Cuando llegamos a charlar con él, Husam justo acaba de hablar con su padre, con el que tiene contacto regular a través del móvil. Dice que sus padres le mandan “mucha suerte”, mensajes de ánimo y también otro recado: “No vuelvas a Marruecos”. “Allí no hay trabajo”, comenta. Por eso cruzó a Ceuta, aunque aquí tampoco haya. Él no tiene estudios, pero sí hizo cursos de formación y se dedicó un tiempo a la hostelería. Trabajó en el Carrefour de Tetuán y acabó en marzo. Se quedó sin nada. Cogió el bus y se fue, sin avisar, dejando dos hermanos y unos padres al otro lado de la frontera.
En mitad de la conversación, aparece de entre las piedras un amigo, otro inmigrante, en este caso mayor de edad. Se queja de que le hayamos despertado. Husam le calma con tranquilidad y sigue contando su historia. Quiere que se sepa. Una pequeña riñonera le acompaña en este trayecto, así es desde que la Policía Nacional le recogió por la calle a las pocas horas de entrar. Le llevaron a las naves, donde concentraron a todos los menores aquellas primeras horas críticas. Él más tarde se escapó. Cuando le preguntas qué quiere hacer, mira de frente y señala al fondo. No se ve, porque la niebla lo impide, pero aquello es la Península. “Ese es mi sueño”, repite alguna que otra vez.
En Ceuta, desde mayo, es rara la vez que te sientas en un bar y no aparezca un chaval a pedirte comida o unas monedas. Basta un recorrido rápido por la ciudad para ver que están por todos lados. En las puertas de los supermercados, por los barrios, en el Centro, escondidos por el puerto o el monte.
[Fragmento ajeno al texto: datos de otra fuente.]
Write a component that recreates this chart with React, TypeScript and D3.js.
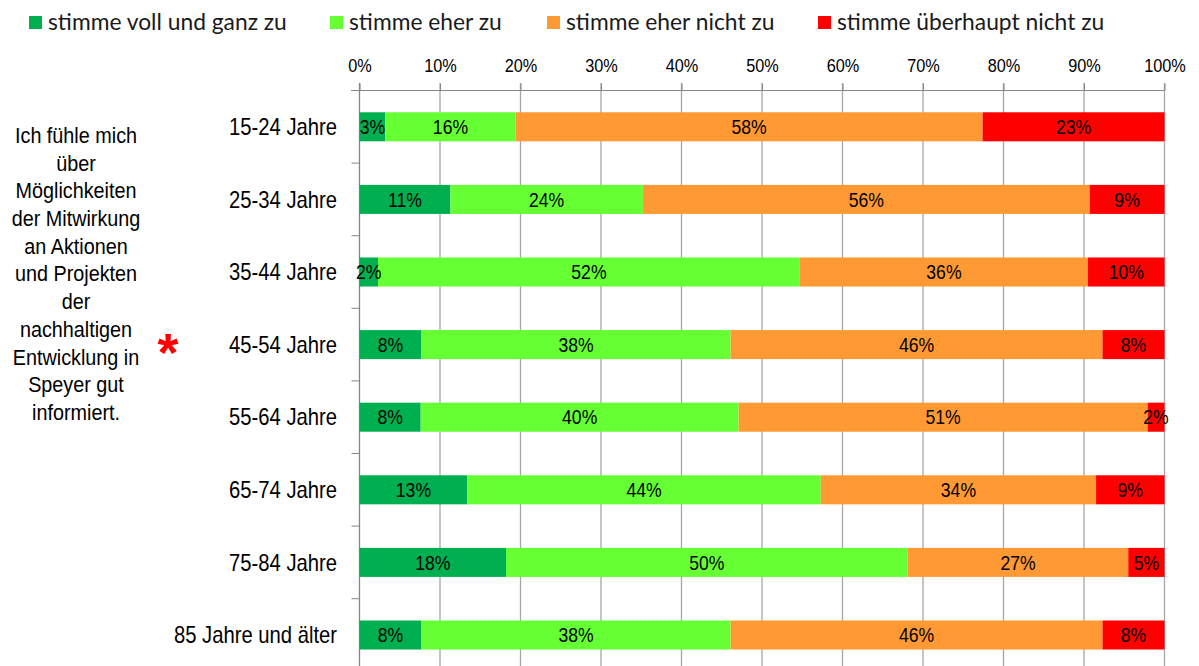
import React, { useEffect, useRef } from "react";
import * as d3 from "d3";

const categories = [
  "15-24 Jahre",
  "25-34 Jahre",
  "35-44 Jahre",
  "45-54 Jahre",
  "55-64 Jahre",
  "65-74 Jahre",
  "75-84 Jahre",
  "85 Jahre und älter",
];

const seriesNames = [
  "stimme voll und ganz zu",
  "stimme eher zu",
  "stimme eher nicht zu",
  "stimme überhaupt nicht zu",
];

const vollUndGanz = [3.2, 11.3, 2.3, 7.7, 7.6, 13.4, 18.2, 7.7];
const eherZu = [16.2, 23.9, 52.4, 38.4, 39.5, 43.9, 49.9, 38.4];
const eherNicht = [58.0, 55.5, 35.8, 46.2, 50.8, 34.2, 27.4, 46.2];
const ueberhauptNicht = [22.6, 9.3, 9.5, 7.7, 2.1, 8.5, 4.5, 7.7];

const tickValues = [0, 10, 20, 30, 40, 50, 60, 70, 80, 90, 100];

const questionLines = [
  "Ich fühle mich",
  "über",
  "Möglichkeiten",
  "der Mitwirkung",
  "an Aktionen",
  "und Projekten",
  "der",
  "nachhaltigen",
  "Entwicklung in",
  "Speyer gut",
  "informiert.",
];

const colors = ["#00b050", "#66ff33", "#ff9933", "#ff0000"];

const arial = "'Liberation Sans', Arial, sans-serif";

export default function App() {
  const ref = useRef<SVGSVGElement>(null);

  useEffect(() => {
    const svg = d3.select(ref.current);
    svg.selectAll("*").remove();

    const height = 666;

    const x = d3.scaleLinear().domain([0, 100]).range([359.5, 1164.5]);
    const y = d3
      .scaleBand()
      .domain(categories)
      .range([90.5, 90.5 + 8 * 72.6])
      .paddingInner(0.6)
      .paddingOuter(0.3);

    const series = [vollUndGanz, eherZu, eherNicht, ueberhauptNicht];

    // squeezed text, the original looks like a narrow Arial
    const narrowText = (sel, sx) =>
      sel.attr("transform", function (this: any) {
        const t = d3.select(this);
        return "translate(" + t.attr("x") + "," + t.attr("y") + ") scale(" + sx + ",1)";
      })
        .attr("x", 0)
        .attr("y", 0);

    // gridlines
    svg
      .append("g")
      .selectAll("line")
      .data(tickValues.slice(1))
      .enter()
      .append("line")
      .attr("x1", (d) => x(d))
      .attr("x2", (d) => x(d))
      .attr("y1", 83)
      .attr("y2", height)
      .attr("stroke", "#a6a6a6")
      .attr("stroke-width", 1.3);

    // top axis
    const axis = svg
      .append("g")
      .attr("transform", "translate(0,90.5)")
      .call(
        d3
          .axisTop(x)
          .tickValues(tickValues)
          .tickFormat((d) => d + "%")
          .tickSize(7)
          .tickSizeOuter(0)
          .tickPadding(12)
      );
    axis.select(".domain").attr("stroke", "#868686").attr("d", "M351,0H1164.5");
    axis.selectAll(".tick line").attr("stroke", "#868686");
    axis
      .selectAll(".tick text")
      .attr("x", 0)
      .attr("y", -19)
      .attr("dy", null)
      .attr("font-family", arial)
      .attr("font-size", 18.5)
      .attr("fill", "#000")
      .call(narrowText, 0.88);

    // left axis line + ticks
    svg
      .append("line")
      .attr("x1", x(0))
      .attr("x2", x(0))
      .attr("y1", 83)
      .attr("y2", height)
      .attr("stroke", "#868686")
      .attr("stroke-width", 1.3);
    svg
      .append("g")
      .selectAll("line")
      .data(d3.range(1, categories.length + 1))
      .enter()
      .append("line")
      .attr("x1", x(0) - 8)
      .attr("x2", x(0))
      .attr("y1", (i) => y.range()[0] + i * y.step())
      .attr("y2", (i) => y.range()[0] + i * y.step())
      .attr("stroke", "#868686");

    // stacked bars
    const stackData = categories.map((c, i) => {
      let acc = 0;
      return series.map((s, k) => {
        const seg = { cat: c, k, x0: acc, x1: acc + s[i], v: s[i] };
        acc += s[i];
        return seg;
      });
    });

    const rows = svg
      .append("g")
      .selectAll("g")
      .data(stackData)
      .enter()
      .append("g");

    rows
      .selectAll("rect")
      .data((d) => d)
      .enter()
      .append("rect")
      .attr("x", (d) => x(d.x0))
      .attr("y", (d) => y(d.cat)!)
      .attr("width", (d) => x(d.x1) - x(d.x0))
      .attr("height", y.bandwidth())
      .attr("fill", (d) => colors[d.k]);

    rows
      .selectAll("text")
      .data((d) => d)
      .enter()
      .append("text")
      .attr("x", (d) => (x(d.x0) + x(d.x1)) / 2)
      .attr("y", (d) => y(d.cat)! + y.bandwidth() / 2)
      .attr("dy", "0.36em")
      .attr("text-anchor", "middle")
      .attr("font-family", arial)
      .attr("font-size", 20)
      .attr("fill", "#000")
      .text((d) => Math.round(d.v) + "%")
      .call(narrowText, 0.88);

    // category labels
    svg
      .append("g")
      .selectAll("text")
      .data(categories)
      .enter()
      .append("text")
      .attr("x", 337)
      .attr("y", (d) => y(d)! + y.bandwidth() / 2)
      .attr("dy", "0.36em")
      .attr("text-anchor", "end")
      .attr("font-family", arial)
      .attr("font-size", 23)
      .attr("fill", "#000")
      .text((d) => d)
      .call(narrowText, 0.88);

    // question text
    svg
      .append("g")
      .selectAll("text")
      .data(questionLines)
      .enter()
      .append("text")
      .attr("x", 76)
      .attr("y", (d, i) => 135 + i * 27.7)
      .attr("dy", "0.36em")
      .attr("text-anchor", "middle")
      .attr("font-family", arial)
      .attr("font-size", 22)
      .attr("fill", "#000")
      .text((d) => d)
      .call(narrowText, 0.9);

    svg
      .append("text")
      .attr("x", 168)
      .attr("y", 371)
      .attr("text-anchor", "middle")
      .attr("font-family", arial)
      .attr("font-weight", "bold")
      .attr("font-size", 54)
      .attr("fill", "#ff0000")
      .text("*");

    // legend
    const legendX = [29, 330, 547, 818];
    const legend = svg
      .append("g")
      .selectAll("g")
      .data(seriesNames)
      .enter()
      .append("g")
      .attr("transform", (d, i) => "translate(" + legendX[i] + ",0)");
    legend
      .append("rect")
      .attr("x", 0)
      .attr("y", 16)
      .attr("width", 13)
      .attr("height", 13)
      .attr("fill", (d, i) => colors[i]);
    legend
      .append("text")
      .attr("x", 19)
      .attr("y", 30)
      .attr("font-family", "Lato, 'Open Sans', sans-serif")
      .attr("font-size", 22.8)
      .attr("fill", "#1a1a1a")
      .text((d) => d);
  }, []);

  return (
    <svg
      ref={ref}
      width={1199}
      height={666}
      style={{ position: "absolute", left: 0, top: 0, background: "#fff" }}
    />
  );
}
La ciudad soporta una presión migratoria jamás vista antes. El tema sale en cualquier conversación. Después de tres meses, la gente está muy cansada. Pero si aún la ciudad sobrevive con su propia idiosincrasia es precisamente por su gente. Son los primeros que se quejan, sí, pero detrás de cada queja hay una ayuda, hay caridad. Saben que en realidad la culpa no es de estos chavales, pero tampoco de ellos.